The night started with a brief introduction to the historical periods of Estonian cuisine. First was the peasant kitchen or the “Talupojaköök, followed by periods of German and Russian rule, then the late 19th early 20th century birth of Estonian “cuisine”, the Soviet period, and the modern-day new Estonian cuisine. Modern Estonian cuisine is heavily influenced by its past and climate. Estonian peasants were poor and had to make food last through the long harsh winters. The winters also meant that certain crops just were not suitable to be grown here. We started first with a fish sampling of Baltic herring, sprat on rye bread with a slice of boiled egg, very expensive eel, and a smoked fish. The host for the evening enthusiastically explained that the eel could be found freshly smoked before taking a ferry to one of the islands and that this was one of the best ways to have it. We next learned that before potatoes were king, rutabaga (kaalikas) and turnips were the more common root vegetables. We were given raw slices of rutabaga to try and was unappealing to me, but the earthy qualities it had made me want to try and cook with it. We also tried two types of fermented cabbage and some beetroot. We were then told about the practicality of vegetable soup (kukeseenekaste). We were given a jared variety that I had seen in stores, and we were encouraged to get it, as it is a cheap way to eat as students. The women’s associations in the 19th century began teaching women about canning (hoidistamine) and we were given some canned chanterelle mushrooms to try. We tried some canned elk and head cheese and were told a little about modern hunting in Estonia. Our perhaps main dish came out soon after, a pork meatloaf with a boiled egg in the middle that I only remember being called a big boy. This was followed by the obligatory blood sausage, a dish that freaked some people out but I was delighted to have the second time that week. We learned about hernesupp utilizing the last scraps before spring. I was surprised that dairy is a relatively modern staple addition to Estonian tables. We had a sampling of different products including sõir, a caraway flavored cheese popular in the west. We end the night with beverages, first nonalcoholic like kali, a sweet rye bread drink, and assorted milks. This was followed by a sampling of beers with smoked lake fishes.
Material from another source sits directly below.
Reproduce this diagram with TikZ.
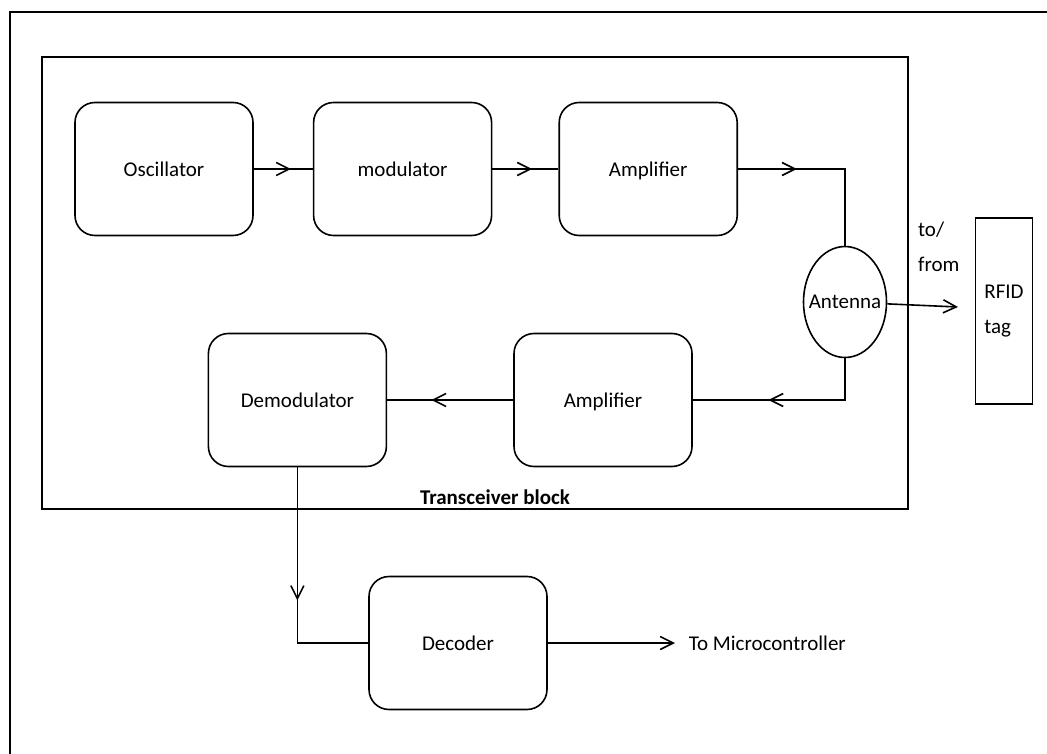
\documentclass[tikz,border=0pt]{standalone}
\usepackage{fontspec}
\setmainfont{Carlito}
\usetikzlibrary{arrows.meta,positioning,shapes.geometric,decorations.markings}
\tikzset{block node/.style={rectangle,rounded corners=20pt,draw,minimum width=178pt,minimum height=133pt,inner sep=0pt,text depth=0pt},
         mid arrow/.style={postaction={decorate},decoration={markings,mark=at position #1 with {\arrow{Straight Barb[length=13pt,width=13pt]}}}},
            }

\begin{document}
\begin{tikzpicture}[x=1pt,y=-1pt,line width=1.6pt,font=\fontsize{21}{35}\selectfont,>={Straight Barb[length=13pt,width=13pt]}]
    \useasboundingbox (0,0) rectangle (1047,754);
    \draw (1047,12) -- (10,12) -- (10,754);
    \draw (42,57) rectangle (908,509);

    \node[block node] (osc) at (164,169) {Oscillator};
    \node[block node] (mod) [right=59pt of osc] {modulator};
    \node[block node] (amp) [right=66pt of mod] {Amplifier};
    \node[ellipse,draw,minimum width=83pt,minimum height=111pt,label=center:Antenna] (ant) at (845,302) {};
    \node[draw,rectangle,minimum width=57pt,minimum height=186pt,align=left] (tag) at (1004,311) {RFID\\tag};
    \node[align=left,anchor=west] (tofrom) at (914,247) {to/\\from};
    \node[block node] (amprx) at (603,400) {Amplifier};
    \node[block node] (demod) [left=126pt of amprx] {Demodulator};
    \node[font=\bfseries\fontsize{21}{25}\selectfont,anchor=base] (trx) at (495,504) {Transceiver block};
    \node[block node] (dec) at (458,643) {Decoder};
    \coordinate (tagin) at (958,307);
    \coordinate (mcuin) at (675,643);
    \node[right=13pt of mcuin,inner sep=0pt] (mcu) {To Microcontroller};

    \draw[mid arrow=0.63] (osc) -- (mod);
    \draw[mid arrow=0.6] (mod) -- (amp);
    \draw[mid arrow=0.32] (amp) -| (ant);
    \draw[->] (ant) -- (tagin);
    \draw[mid arrow=0.61] (ant) |- (amprx);
    \draw[mid arrow=0.65] (amprx) -- (demod);
    \draw[mid arrow=0.54] (demod) |- (dec);
    \draw[->] (dec) -- (mcuin);
  \end{tikzpicture}
\end{document}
This evening helped me understand a bit more background information about Estonian cuisine but also inspired me to get more ingredients that I would not have normally purchased. I really want to try and make gnocchi with kohupiim, I think it can work and would be really nice with blood sausage coated in a red wine reduction. We were told that modern Estonian cuisine embraces the Scandinavian idea of minimalism, and I will endeavor to stick with that, make something new, but let the product shine through.